FLORIDA FRESHWATER FISHING
CRESCENT LAKE (Flagler & Putnam Counties): This 15,960-acre lake is a tributary of the St. Johns River. Public access to Crescent Lake can be obtained on the west shore off Highway 17 in Crescent City, please see Google map located below for ramp locations.
Crescent Lake Fishing
Lake Crescent fishing for bluegill and shellcracker is popular during late spring/early summer as the fish congregate during their spawn. Largemouth bass anglers, fish early mornings and late evening to avoid the heat during the summer months. Deeper docks and pilings on Lake Crescent provide great targets. Live shiners as well as artificial baits should both be effective during the winter months.
None of the lakes located off the St John’s river are as unique as Crescent lake. Situated just a few miles North -East of massive Lake George. Crescent lake is approximately 30 square miles in length of clean water, abundant vegetation and beautiful scenery.
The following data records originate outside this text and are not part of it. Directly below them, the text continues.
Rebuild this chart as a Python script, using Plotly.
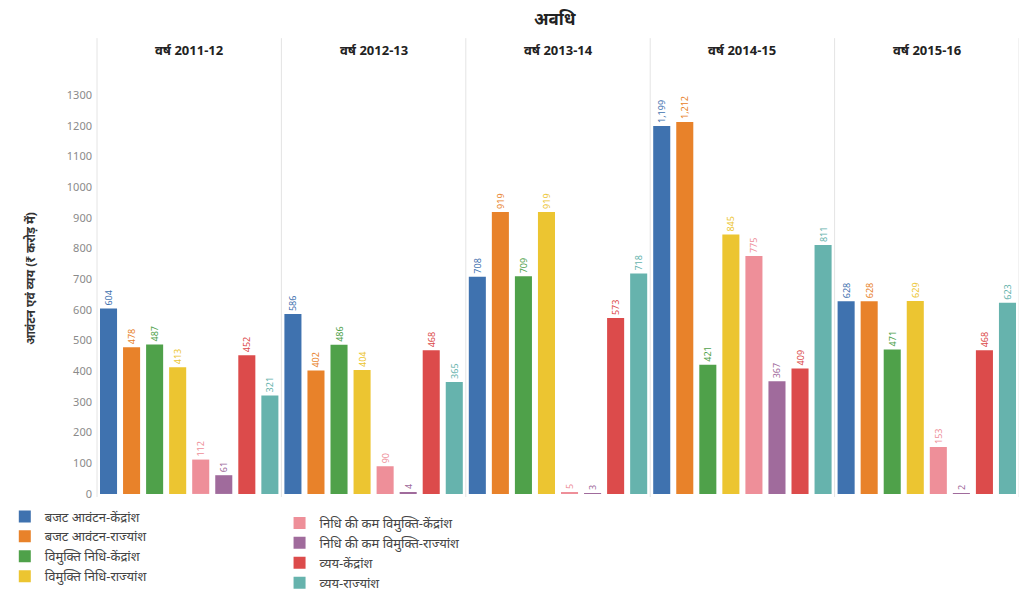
import plotly.graph_objects as go
from plotly.subplots import make_subplots

# Periods (facets)
years = ["वर्ष 2011-12", "वर्ष 2012-13", "वर्ष 2013-14", "वर्ष 2014-15", "वर्ष 2015-16"]

# Series names (legend order)
series = [
    "बजट आवंटन-केंद्रांश",
    "बजट आवंटन-राज्यांश",
    "विमुक्ति निधि-केंद्रांश",
    "विमुक्ति निधि-राज्यांश",
    "निधि की कम विमुक्ति-केंद्रांश",
    "निधि की कम विमुक्ति-राज्यांश",
    "व्यय-केंद्रांश",
    "व्यय-राज्यांश",
]

# Values (₹ crore), one list per series across the five years
budget_centre = [604, 586, 708, 1199, 628]
budget_state = [478, 402, 919, 1212, 628]
release_centre = [487, 486, 709, 421, 471]
release_state = [413, 404, 919, 845, 629]
short_centre = [112, 90, 5, 775, 153]
short_state = [61, 4, 3, 367, 2]
spend_centre = [452, 468, 573, 409, 468]
spend_state = [321, 365, 718, 811, 623]

values = [budget_centre, budget_state, release_centre, release_state,
          short_centre, short_state, spend_centre, spend_state]

colors = ["#3f72af", "#e8822a", "#4fa14a", "#ecc531",
          "#ee8f99", "#a06b9c", "#dc4b4b", "#66b3ad"]

y_ticks = list(range(0, 1400, 100))
y_ticktext = [str(v) for v in y_ticks]

FONT = "Noto Sans, DejaVu Sans, sans-serif"

fig = make_subplots(rows=1, cols=5, shared_yaxes=True, horizontal_spacing=0)

for si, (name, vals, col) in enumerate(zip(series, values, colors)):
    for yi in range(len(years)):
        v = vals[yi]
        label = f"{v:,}"
        fig.add_trace(
            go.Bar(
                x=[si], y=[v], name=name,
                marker=dict(color=col, line=dict(width=0)),
                text=[label], textposition="outside", textangle=-90,
                constraintext="none",
                textfont=dict(size=9, color=col, family=FONT),
                cliponaxis=False,
                legendgroup=name,
                showlegend=(yi == 0),
                legend="legend" if si < 4 else "legend2",
                hovertemplate=f"{years[yi]}<br>{name}: %{{y}}<extra></extra>",
            ),
            row=1, col=yi + 1,
        )

for c in range(1, 6):
    fig.update_xaxes(range=[-0.5, 7.5], showticklabels=False, showgrid=False,
                     zeroline=False, showline=False, ticks="", row=1, col=c)

fig.update_yaxes(showgrid=False, zeroline=False)
fig.update_yaxes(range=[-10, 1414], tickvals=y_ticks, ticktext=y_ticktext,
                 showline=False, ticks="", ticklabelstandoff=4,
                 tickfont=dict(size=11, color="#8a8a8a", family=FONT),
                 title=dict(text="<b>आवंटन एवं व्यय (₹ करोड़ में)</b>",
                            font=dict(size=12, color="#333333", family=FONT),
                            standoff=28),
                 row=1, col=1)

# Facet separators
shapes = []
for k in range(6):
    xp = k / 5
    shapes.append(dict(type="line", xref="paper", yref="paper",
                       x0=xp, x1=xp, y0=0, y1=1.05,
                       line=dict(color="#e4e4e4", width=1)))
fig.update_layout(shapes=shapes)

annotations = [
    dict(text="<b>अवधि</b>", x=0.497, y=1.096, xref="paper", yref="paper",
         showarrow=False, font=dict(size=17, color="#222222", family=FONT),
         xanchor="center", yanchor="middle"),
]
for k, yr in enumerate(years):
    annotations.append(dict(text=f"<b>{yr}</b>", x=(k + 0.5) / 5, y=1.023,
                            xref="paper", yref="paper", showarrow=False,
                            font=dict(size=13, color="#222222", family=FONT),
                            xanchor="center", yanchor="middle"))
fig.update_layout(annotations=annotations)

fig.update_layout(
    width=1019, height=598,
    margin=dict(l=97, r=0, t=60, b=100),
    paper_bgcolor="white", plot_bgcolor="white",
    barmode="overlay", bargap=0.26,
    font=dict(family=FONT),
    legend=dict(x=-0.1, y=-0.008, xanchor="left", yanchor="top",
                orientation="v", font=dict(size=13, color="#444444", family=FONT),
                tracegroupgap=0, itemwidth=30, bgcolor="rgba(0,0,0,0)"),
    legend2=dict(x=0.198, y=-0.025, xanchor="left", yanchor="top",
                 orientation="v", font=dict(size=13, color="#444444", family=FONT),
                 tracegroupgap=0, itemwidth=30, bgcolor="rgba(0,0,0,0)"),
)

fig.write_html("out.html")
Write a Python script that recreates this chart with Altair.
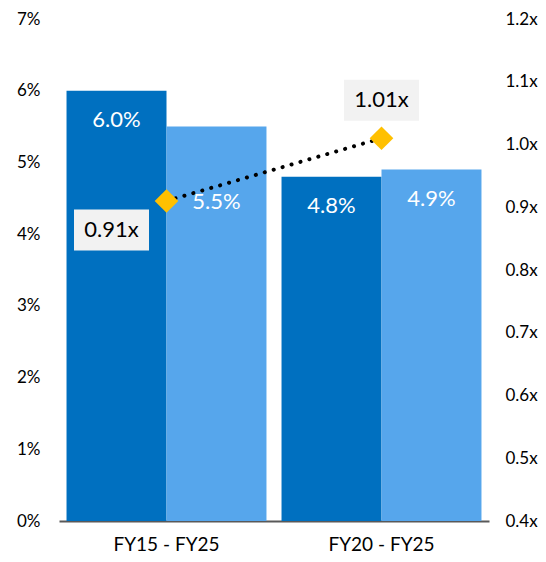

The lake has a good amount of wildlife, including the majestic bald eagle. The lakes uniqueness stems from the fact that it has a large variety of bass fishing features. Shallow grass, shell beds, sharp drops, ledges, deep water, pad fields, logs and cypress trees, creek channels, canals and boat docks. Crescent lake has them all, no matter what the pattern or the fishing day provides there something here for everyone to fish.
Crescent Lake is fed by a large marsh to the east and two small creeks on its South end. It’s main connection is to the St. Johns River, approximately six miles to the North, by Dunns Creek, a twisting, and winding creek, which has good bass fishing in its own. The water levels in Crescent are generally effected by the St. Johns River.
The lake averages about 10 feet deep, with some sustained areas of 12-16 feet along the lower West shoreline and a deep 20-30 foot channel between Crescent and Dead Lake.
One particular ‘oddity’ about Crescent, which is sure to make the structure-oriented bass fishermen sit up and take notice, is the excellent drop-off that runs parallel to the shoreline for nearly the entire circumference of the lake. In general, the bottom topography of the lake shows a slight tapering out from the shoreline until a depth of 5-8 feet. Then, in most locations there is a very rapid descent into 10-16 feet. There is a little, but not much. Hydrilla, milfoil and other grasses and the only lily pad fields of significance are in the shallow basin. These pad fields are also productive crappie locations during the spawning months of February through March. Local anglers find them schooling in the open waters just prior to and after the spawn. But, during the spawn, they will be with the pads.